The coming urbanization plan would aim to solve this by giving farmers a permanent stream of income from the land they lost. Besides a flat payout when they moved, they would receive a form of shares in their former land that would pay the equivalent of dividends over a period of decades to make sure they did not end up indigent.

This has been tried experimentally, with mixed results. Outside the city of Chengdu, some farmers said they received nothing when their land was taken to build a road, leading to daily confrontations with construction crews and the police since the beginning of this year.

But south of Chengdu in Shuangliu County, farmers who gave up their land for an experimental strawberry farm run by a county-owned company said they receive an annual payment equivalent to the price of 2,000 pounds of grain plus the chance to earn about $8 a day working on the new plantation.

“I think it’s O.K., this deal,” said Huang Zifeng, 62, a farmer in the village of Paomageng who gave up his land to work on the plantation. “It’s more stable than farming your own land.”

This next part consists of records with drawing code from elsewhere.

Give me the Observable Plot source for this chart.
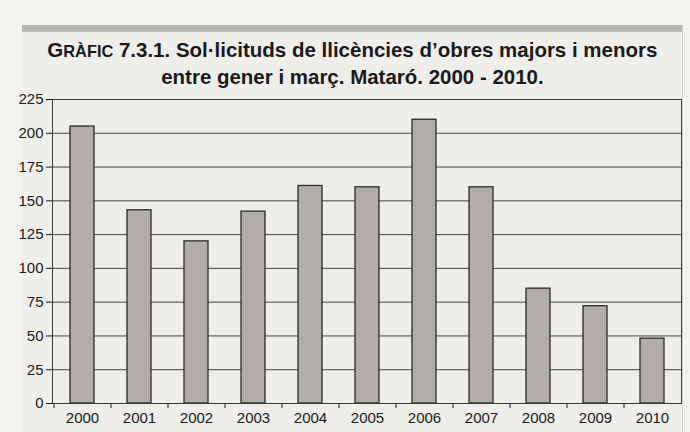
<!DOCTYPE html>
<html>
<head>
<meta charset="utf-8">
<script src="https://cdn.jsdelivr.net/npm/d3@7"></script>
<script src="https://cdn.jsdelivr.net/npm/@observablehq/plot@0.6"></script>
<style>
  html, body { margin: 0; padding: 0; background: #f3f2ef; width: 690px; height: 432px; overflow: hidden; }
  #box { position: absolute; left: 22px; top: 25px; width: 660px; height: 407px; background: #efeeeb; border-right: 1px solid #d2d0cc; }
  #band { position: absolute; left: 0; top: 0; width: 660px; height: 7px; background: #b9b7b3; }
  #title { position: absolute; left: 0; top: 12px; width: 660px; text-align: center;
    font-family: "Liberation Sans", Arial, sans-serif; font-weight: bold; font-size: 20.5px; line-height: 25px; color: #1a1a1a; }
  #title div { white-space: nowrap; }
  #title span.line { display: inline-block; transform-origin: center; }
  .sc { font-size: 0.8em; }
  #chart { position: absolute; left: 0; top: 90px; }
</style>
</head>
<body>
<div id="box"><div id="band"></div>
<div id="title"><div><span class="line" id="l1">G<span class="sc">RÀFIC</span> 7.3.1. Sol·licituds de llicències d’obres majors i menors</span></div><div><span class="line" id="l2">entre gener i març. Mataró. 2000 - 2010.</span></div></div>
</div>
<div id="chart"></div>
<script>
const years = ["2000","2001","2002","2003","2004","2005","2006","2007","2008","2009","2010"];
const values = [205, 143, 120, 142, 161, 160, 210, 160, 85, 72, 48];
const yTicks = [0, 25, 50, 75, 100, 125, 150, 175, 200, 225];

const data = years.map((y, i) => ({year: y, value: values[i]}));

// condense title to the reference width
const l1 = document.getElementById("l1"), l2 = document.getElementById("l2");
const k = 610 / l1.getBoundingClientRect().width;
l1.style.transform = `scaleX(${k})`;
l2.style.transform = `scaleX(${k})`;

const chart = Plot.plot({
  width: 690,
  height: 342,
  marginTop: 9,
  marginBottom: 29,
  marginLeft: 52,
  marginRight: 9,
  style: {background: "transparent", fontFamily: "Liberation Sans, Arial, sans-serif", fontSize: "15px", color: "#1a1a1a"},
  x: {domain: years, paddingInner: 0.58, paddingOuter: 0.29, label: null, tickSize: 5, tickPadding: 4},
  y: {domain: [0, 225], ticks: yTicks, label: null, tickSize: 6, tickPadding: 3, grid: false},
  marks: [
    Plot.ruleY(yTicks, {stroke: "#454545", strokeWidth: 1}),
    Plot.barY(data, {x: "year", y: "value", fill: "#b0ada9", stroke: "#2a2a2a", strokeWidth: 1.3}),
    Plot.frame({stroke: "#3a3a3a", strokeWidth: 1})
  ]
});
document.getElementById("chart").appendChild(chart);

// move x tick marks to band boundaries (between bars)
const xs = chart.scale("x");
const half = xs.step / 2;
d3.select(chart).selectAll("g[aria-label='x-axis'] .tick line, g[aria-label='x-axis tick'] path, g[aria-label='x-axis tick'] line")
  .attr("transform", function() {
    const t = d3.select(this).attr("transform") || "";
    return `translate(${-half},0) ` + t;
  });
d3.select(chart).selectAll("text").style("font-size", "15px");
</script>
</body>
</html>
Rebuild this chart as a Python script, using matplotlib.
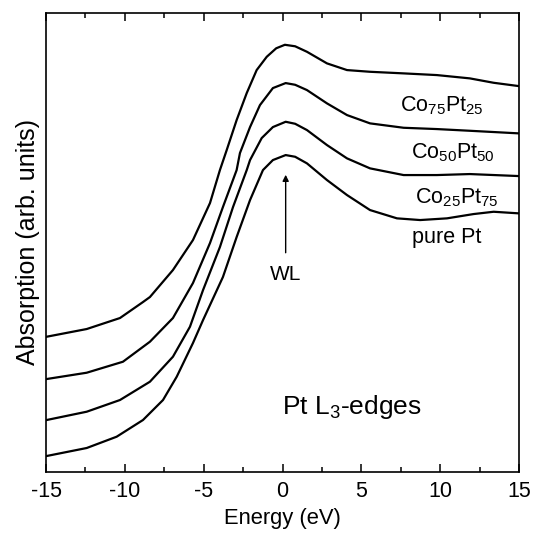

Financing the investment needed to start such projects is a central sticking point. Chinese economists say that the cost does not have to be completely borne by the government — because once farmers start working in city jobs, they will start paying taxes and contributing to social welfare programs.

“Urbanization can launch a process of value creation,” said Xiang Songzuo, chief economist with the Agricultural Bank of China and a deputy director of the International Monetary Institute at Renmin University. “It should start a huge flow of revenues.”

Even if this is true, the government will still need significant resources to get the programs started. Currently, local governments have limited revenues and most rely on selling land to pay for expenses — an unsustainable practice in the long run. Banks are also increasingly unwilling to lend money to big infrastructure projects, Mr. Xiang said, because many banks are now listed companies and have to satisfy investors’ requirements.

“Local governments are already struggling to provide benefits to local people, so why would they want to extend this to migrant workers?” said Tom Miller, a Beijing-based author of a new book on urbanization in China, “China’s Urban Billion.” “It is essential for the central government to step in and provide funding for this.”

In theory, local governments could be allowed to issue bonds, but with no reliable system of rating or selling bonds, this is unlikely in the near term. Some localities, however, are already experimenting with programs to pay for at least the infrastructure by involving private investors or large state-owned enterprises that provide seed financing.

Most of the costs are borne by local governments. But they rely mostly on central government transfer payments or land sales, and without their own revenue streams they are unwilling to allow newly arrived rural residents to attend local schools or benefit from health care programs. This is reflected in the fact that China officially has a 53 percent rate of urbanization, but only about 35 percent of the population is in possession of an urban residency permit, or hukou. This is the document that permits a person to register in local schools or qualify for local medical programs.

The new blueprint to be unveiled this year is supposed to break this logjam by guaranteeing some central-government support for such programs, according to economists who advise the government. But the exact formulas are still unclear. Granting full urban benefits to 70 percent of the population by 2025 would mean doubling the rate of those in urban welfare programs.

“Urbanization is in China’s future, but China’s rural population lags behind in enjoying the benefits of economic development,” said Li Shuguang, professor at the China University of Political Science and Law. “The rural population deserves the same benefits and rights city folks enjoy.”



A version of this article appeared in print on June 16, 2013, on page A1 of the New York edition with the headline: China Embarking On Vast Program Of Urbanization.